*PROBLEM STATEMENT*
In the material below, please retype the lines from the very first through the one with "0.068,0.065,0.066,0.064,0.067,0.070,0.078,0.072,0.070,0.071];", exactly and without pictures.

*GIVEN RECORDS*
────────────────────
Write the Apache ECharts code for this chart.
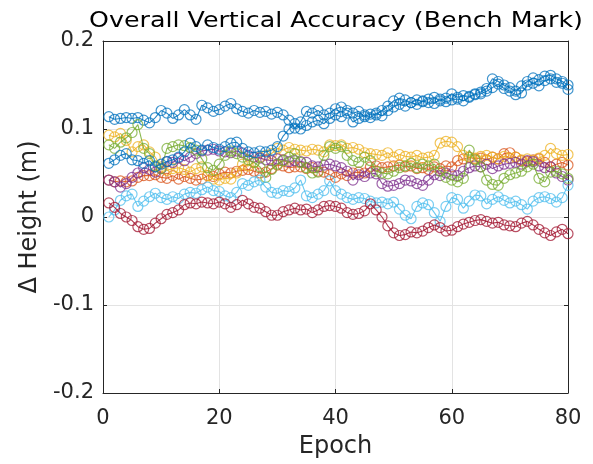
<!DOCTYPE html>
<html>
<head>
<meta charset="utf-8">
<script src="https://cdn.jsdelivr.net/npm/echarts@6/dist/echarts.min.js"></script>
<style>
html,body{margin:0;padding:0;background:#fff;}
#chart{width:593px;height:464px;}
</style>
</head>
<body>
<div id="chart"></div>
<script>
const epochs = Array.from({length: 80}, (_, i) => i + 1);

const seriesNames = ['Series 1','Series 2','Series 3','Series 4','Series 5','Series 6','Series 7','Series 8'];

const blueUpper = [
0.114,0.111,0.112,0.113,0.112,0.113,0.110,0.107,0.113,0.121,
0.118,0.112,0.116,0.122,0.116,0.111,0.127,0.124,0.120,0.122,
0.126,0.129,0.123,0.120,0.118,0.121,0.119,0.120,0.117,0.119,
0.116,0.110,0.101,0.108,0.120,0.118,0.121,0.116,0.118,0.123,
0.125,0.121,0.118,0.120,0.114,0.117,0.116,0.121,0.126,0.132,
0.135,0.133,0.130,0.133,0.131,0.134,0.136,0.132,0.135,0.140,
0.136,0.138,0.137,0.140,0.142,0.146,0.157,0.154,0.150,0.147,
0.143,0.149,0.154,0.158,0.156,0.160,0.161,0.157,0.154,0.150];

const orange = [
0.042,0.040,0.041,0.040,0.041,0.045,0.047,0.047,0.048,0.045,
0.044,0.047,0.043,0.046,0.044,0.042,0.043,0.047,0.046,0.049,
0.051,0.050,0.052,0.053,0.054,0.052,0.050,0.051,0.055,0.059,
0.058,0.056,0.057,0.057,0.055,0.056,0.052,0.051,0.048,0.045,
0.049,0.047,0.050,0.051,0.050,0.057,0.058,0.056,0.057,0.058,
0.059,0.057,0.058,0.055,0.056,0.054,0.057,0.055,0.058,0.057,
0.064,0.066,0.068,0.066,0.067,0.065,0.068,0.066,0.072,0.073,
0.068,0.064,0.063,0.065,0.066,0.062,0.057,0.060,0.062,0.059];

const yellow = [
0.093,0.091,0.095,0.087,0.074,0.080,0.082,0.074,0.068,0.057,
0.053,0.055,0.056,0.054,0.051,0.055,0.057,0.047,0.043,0.042,
0.044,0.043,0.050,0.060,0.058,0.062,0.068,0.070,0.072,0.078,
0.076,0.079,0.077,0.076,0.075,0.077,0.076,0.074,0.082,0.081,
0.082,0.078,0.079,0.077,0.073,0.072,0.071,0.070,0.073,0.068,
0.071,0.069,0.068,0.070,0.067,0.068,0.070,0.084,0.086,0.085,
0.080,0.070,0.068,0.067,0.069,0.070,0.068,0.066,0.069,0.067,
0.068,0.065,0.066,0.064,0.067,0.070,0.078,0.072,0.070,0.071];

const purple = [
0.042,0.040,0.034,0.038,0.045,0.050,0.056,0.054,0.051,0.055,
0.063,0.062,0.067,0.064,0.068,0.072,0.075,0.076,0.077,0.075,
0.074,0.073,0.075,0.073,0.070,0.068,0.067,0.065,0.064,0.066,
0.065,0.063,0.064,0.063,0.062,0.058,0.057,0.059,0.060,0.058,
0.056,0.052,0.042,0.048,0.046,0.050,0.049,0.038,0.035,0.036,
0.038,0.042,0.041,0.038,0.036,0.042,0.048,0.047,0.050,0.048,
0.047,0.052,0.056,0.058,0.057,0.060,0.055,0.058,0.060,0.061,
0.062,0.060,0.064,0.063,0.058,0.056,0.057,0.050,0.046,0.042];

const green = [
0.082,0.078,0.085,0.090,0.096,0.105,0.078,0.072,0.058,0.055,
0.078,0.080,0.082,0.081,0.079,0.076,0.066,0.056,0.053,0.060,
0.070,0.075,0.072,0.068,0.065,0.062,0.057,0.045,0.054,0.060,
0.064,0.068,0.072,0.062,0.056,0.050,0.051,0.070,0.080,0.078,
0.080,0.070,0.064,0.062,0.068,0.064,0.052,0.050,0.049,0.052,
0.056,0.058,0.061,0.056,0.060,0.058,0.060,0.052,0.045,0.042,
0.040,0.044,0.076,0.065,0.057,0.042,0.037,0.036,0.044,0.048,
0.050,0.052,0.057,0.060,0.044,0.040,0.051,0.052,0.049,0.044];

const lightBlue = [
0.000,0.008,0.019,0.024,0.026,0.012,0.018,0.023,0.027,0.022,
0.020,0.023,0.021,0.026,0.028,0.027,0.031,0.034,0.030,0.029,
0.024,0.022,0.028,0.038,0.036,0.040,0.042,0.034,0.028,0.027,
0.030,0.029,0.033,0.042,0.024,0.022,0.026,0.030,0.041,0.030,
0.026,0.022,0.020,0.022,0.021,0.018,0.016,0.017,0.015,0.017,
0.009,0.002,-0.002,0.012,0.016,0.014,0.005,-0.005,0.012,0.022,
0.020,0.010,0.018,0.025,0.024,0.015,0.020,0.023,0.019,0.016,
0.018,0.014,0.009,0.018,0.022,0.023,0.021,0.017,0.022,0.036];

const darkRed = [
0.016,0.011,0.004,0.000,-0.004,-0.011,-0.014,-0.013,-0.007,-0.002,
0.003,0.005,0.008,0.014,0.016,0.015,0.017,0.016,0.015,0.017,
0.015,0.011,0.014,0.019,0.015,0.011,0.010,0.006,0.002,0.002,
0.006,0.008,0.010,0.008,0.009,0.005,0.008,0.012,0.013,0.012,
0.010,0.005,0.003,0.004,0.007,0.015,0.008,0.000,-0.010,-0.018,
-0.021,-0.020,-0.017,-0.018,-0.016,-0.012,-0.009,-0.012,-0.016,-0.015,
-0.011,-0.008,-0.006,-0.004,-0.003,-0.005,-0.007,-0.006,-0.009,-0.010,
-0.011,-0.007,-0.005,-0.009,-0.014,-0.018,-0.021,-0.017,-0.014,-0.019];

const blueLower = [
0.061,0.065,0.070,0.072,0.065,0.064,0.061,0.064,0.057,0.060,
0.063,0.065,0.068,0.074,0.084,0.080,0.076,0.082,0.079,0.077,
0.080,0.084,0.085,0.078,0.074,0.073,0.075,0.074,0.076,0.080,
0.092,0.100,0.106,0.100,0.104,0.108,0.110,0.106,0.112,0.116,
0.114,0.118,0.108,0.112,0.116,0.113,0.118,0.115,0.121,0.125,
0.128,0.126,0.130,0.128,0.132,0.130,0.129,0.134,0.131,0.133,
0.134,0.132,0.136,0.139,0.140,0.143,0.147,0.151,0.146,0.143,
0.139,0.141,0.150,0.152,0.149,0.155,0.157,0.153,0.152,0.145];

const xTicks = [0, 20, 40, 60, 80];
const yTicks = [-0.2, -0.1, 0, 0.1, 0.2];

const allValues = [blueUpper, orange, yellow, purple, green, lightBlue, darkRed, blueLower];
const colors = ['#0072BD','#D95319','#EDB120','#7E2F8E','#77AC30','#4DBEEE','#A2142F','#0072BD'];

const FONT = 'DejaVu Sans';
const TXT = '#262626';

const chart = echarts.init(document.getElementById('chart'), null, {renderer: 'canvas'});

const series = allValues.map((vals, k) => ({
  name: seriesNames[k],
  type: 'line',
  data: epochs.map((e, i) => [e, vals[i]]),
  symbol: 'circle',
  symbolSize: 10,
  showSymbol: true,
  showAllSymbol: true,
  animation: false,
  lineStyle: {color: colors[k], width: 1.1, opacity: 0.85},
  itemStyle: {color: 'rgba(255,255,255,0)', borderColor: colors[k], borderWidth: 1.2, opacity: 0.75},
  emphasis: {disabled: true},
  z: 2 + k
}));

const fmtY = v => {
  const r = Math.round(v * 10) / 10;
  return r === 0 ? '0' : String(r);
};

chart.setOption({
  backgroundColor: '#fff',
  animation: false,
  graphic: [{
    type: 'text',
    x: 336,
    y: 21,
    scaleX: 1.15,
    style: {
      text: 'Overall Vertical Accuracy (Bench Mark)',
      font: '22px "DejaVu Sans"',
      fill: '#000',
      align: 'center',
      verticalAlign: 'middle'
    }
  }],
  grid: {left: 103, right: 25, top: 41, bottom: 70, containLabel: false},
  xAxis: [{
    type: 'value',
    min: 0, max: 80, interval: 20,
    name: 'Epoch',
    nameLocation: 'middle',
    nameGap: 42,
    nameTextStyle: {fontFamily: FONT, fontSize: 24, color: TXT},
    axisLine: {show: true, onZero: false, lineStyle: {color: '#262626', width: 1}},
    axisTick: {show: true, inside: true, length: 4, lineStyle: {color: '#262626'}},
    axisLabel: {fontFamily: FONT, fontSize: 21, color: TXT, margin: 15},
    splitLine: {show: true, lineStyle: {color: '#e3e3e3', width: 1}}
  }, {
    type: 'value', position: 'top',
    min: 0, max: 80, interval: 20,
    axisLine: {show: true, onZero: false, lineStyle: {color: '#262626', width: 1}},
    axisTick: {show: true, inside: true, length: 4, lineStyle: {color: '#262626'}},
    axisLabel: {show: false},
    splitLine: {show: false}
  }],
  yAxis: [{
    type: 'value',
    min: -0.2, max: 0.2, interval: 0.1,
    name: 'Δ Height (m)',
    nameLocation: 'middle',
    nameGap: 57,
    nameTextStyle: {fontFamily: FONT, fontSize: 24, color: TXT},
    axisLine: {show: true, onZero: false, lineStyle: {color: '#262626', width: 1}},
    axisTick: {show: true, inside: true, length: 4, lineStyle: {color: '#262626'}},
    axisLabel: {fontFamily: FONT, fontSize: 21, color: TXT, margin: 9, formatter: fmtY},
    splitLine: {show: true, lineStyle: {color: '#e3e3e3', width: 1}}
  }, {
    type: 'value', position: 'right',
    min: -0.2, max: 0.2, interval: 0.1,
    axisLine: {show: true, onZero: false, lineStyle: {color: '#262626', width: 1}},
    axisTick: {show: true, inside: true, length: 4, lineStyle: {color: '#262626'}},
    axisLabel: {show: false},
    splitLine: {show: false}
  }],
  series: series
});
</script>
</body>
</html>
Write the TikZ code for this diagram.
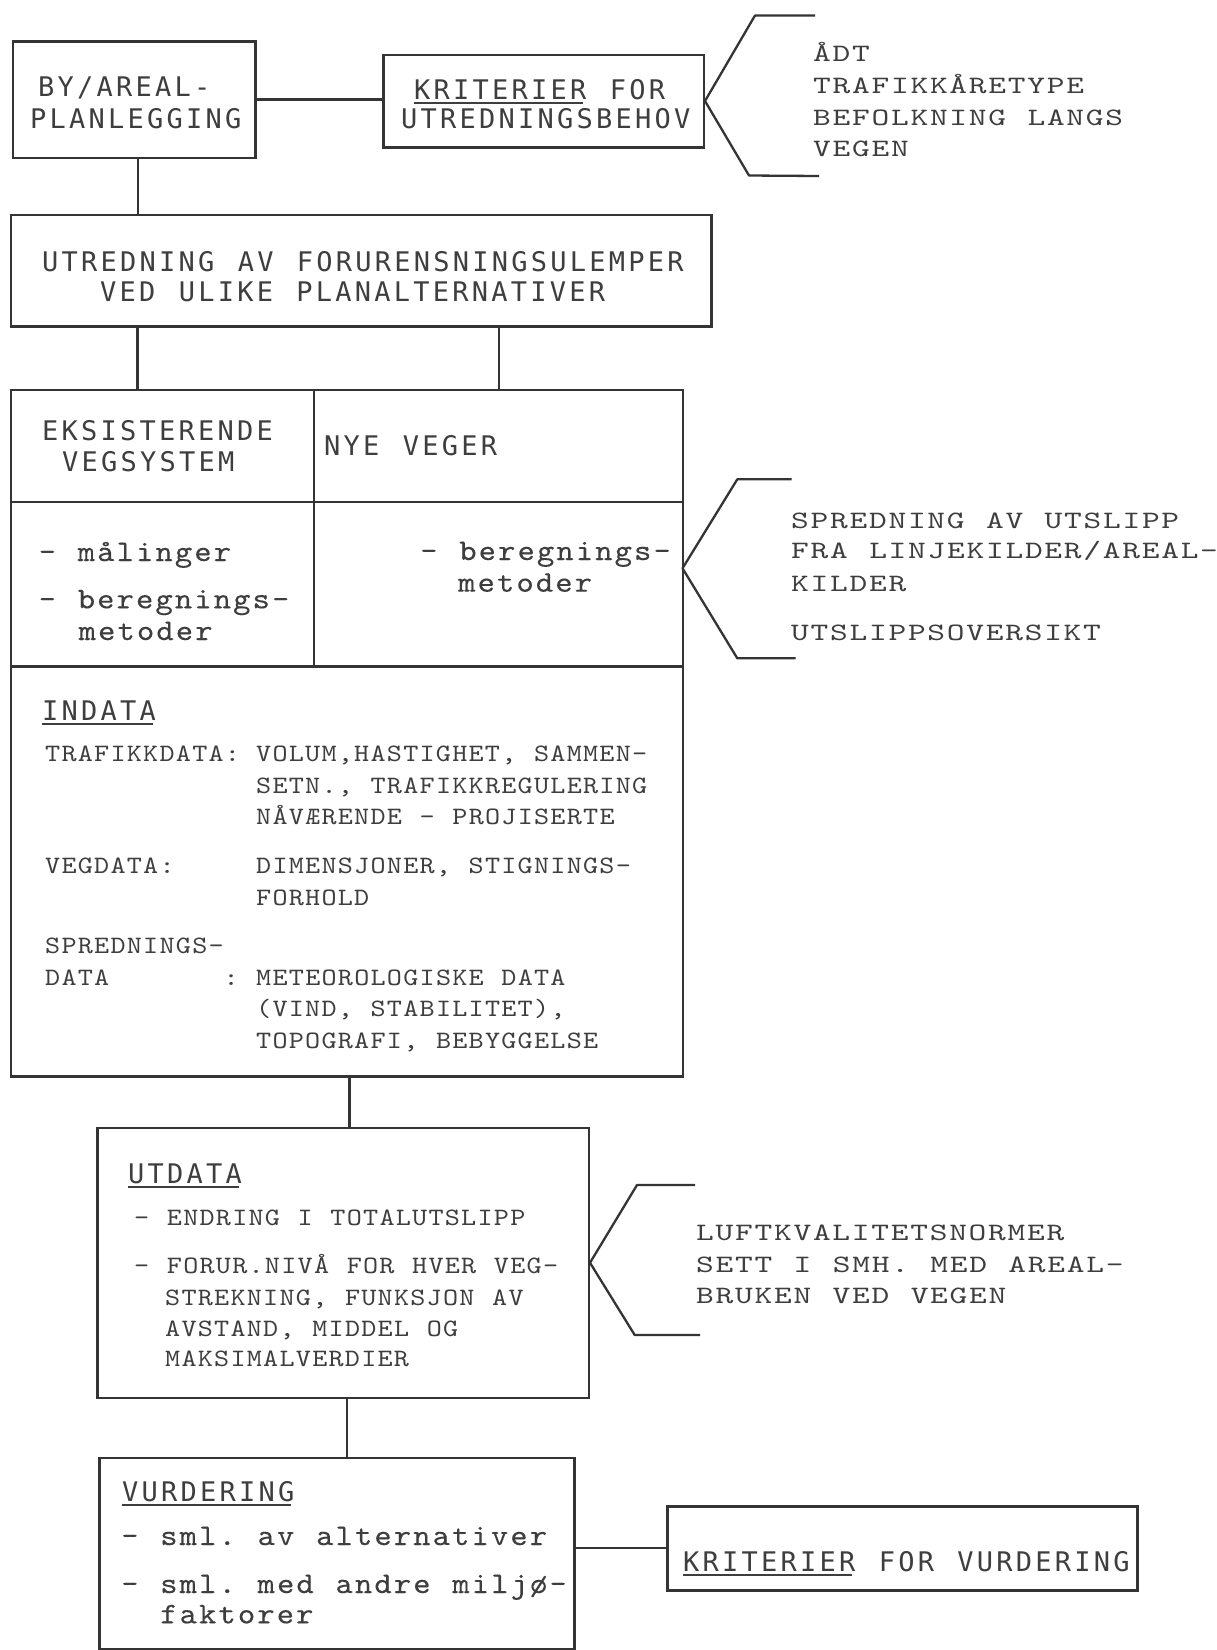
────────────────────
*THE SOLUTION*
Write the Apache ECharts code for this chart.
<!DOCTYPE html>
<html>
<head>
<meta charset="utf-8">
<script src="https://cdn.jsdelivr.net/npm/echarts@6/dist/echarts.min.js"></script>
<style>
html,body{margin:0;padding:0;background:#fff;}
#chart{width:593px;height:464px;}
</style>
</head>
<body>
<div id="chart"></div>
<script>
const epochs = Array.from({length: 80}, (_, i) => i + 1);

const seriesNames = ['Series 1','Series 2','Series 3','Series 4','Series 5','Series 6','Series 7','Series 8'];

const blueUpper = [
0.114,0.111,0.112,0.113,0.112,0.113,0.110,0.107,0.113,0.121,
0.118,0.112,0.116,0.122,0.116,0.111,0.127,0.124,0.120,0.122,
0.126,0.129,0.123,0.120,0.118,0.121,0.119,0.120,0.117,0.119,
0.116,0.110,0.101,0.108,0.120,0.118,0.121,0.116,0.118,0.123,
0.125,0.121,0.118,0.120,0.114,0.117,0.116,0.121,0.126,0.132,
0.135,0.133,0.130,0.133,0.131,0.134,0.136,0.132,0.135,0.140,
0.136,0.138,0.137,0.140,0.142,0.146,0.157,0.154,0.150,0.147,
0.143,0.149,0.154,0.158,0.156,0.160,0.161,0.157,0.154,0.150];

const orange = [
0.042,0.040,0.041,0.040,0.041,0.045,0.047,0.047,0.048,0.045,
0.044,0.047,0.043,0.046,0.044,0.042,0.043,0.047,0.046,0.049,
0.051,0.050,0.052,0.053,0.054,0.052,0.050,0.051,0.055,0.059,
0.058,0.056,0.057,0.057,0.055,0.056,0.052,0.051,0.048,0.045,
0.049,0.047,0.050,0.051,0.050,0.057,0.058,0.056,0.057,0.058,
0.059,0.057,0.058,0.055,0.056,0.054,0.057,0.055,0.058,0.057,
0.064,0.066,0.068,0.066,0.067,0.065,0.068,0.066,0.072,0.073,
0.068,0.064,0.063,0.065,0.066,0.062,0.057,0.060,0.062,0.059];

const yellow = [
0.093,0.091,0.095,0.087,0.074,0.080,0.082,0.074,0.068,0.057,
0.053,0.055,0.056,0.054,0.051,0.055,0.057,0.047,0.043,0.042,
0.044,0.043,0.050,0.060,0.058,0.062,0.068,0.070,0.072,0.078,
0.076,0.079,0.077,0.076,0.075,0.077,0.076,0.074,0.082,0.081,
0.082,0.078,0.079,0.077,0.073,0.072,0.071,0.070,0.073,0.068,
0.071,0.069,0.068,0.070,0.067,0.068,0.070,0.084,0.086,0.085,
0.080,0.070,0.068,0.067,0.069,0.070,0.068,0.066,0.069,0.067,
0.068,0.065,0.066,0.064,0.067,0.070,0.078,0.072,0.070,0.071];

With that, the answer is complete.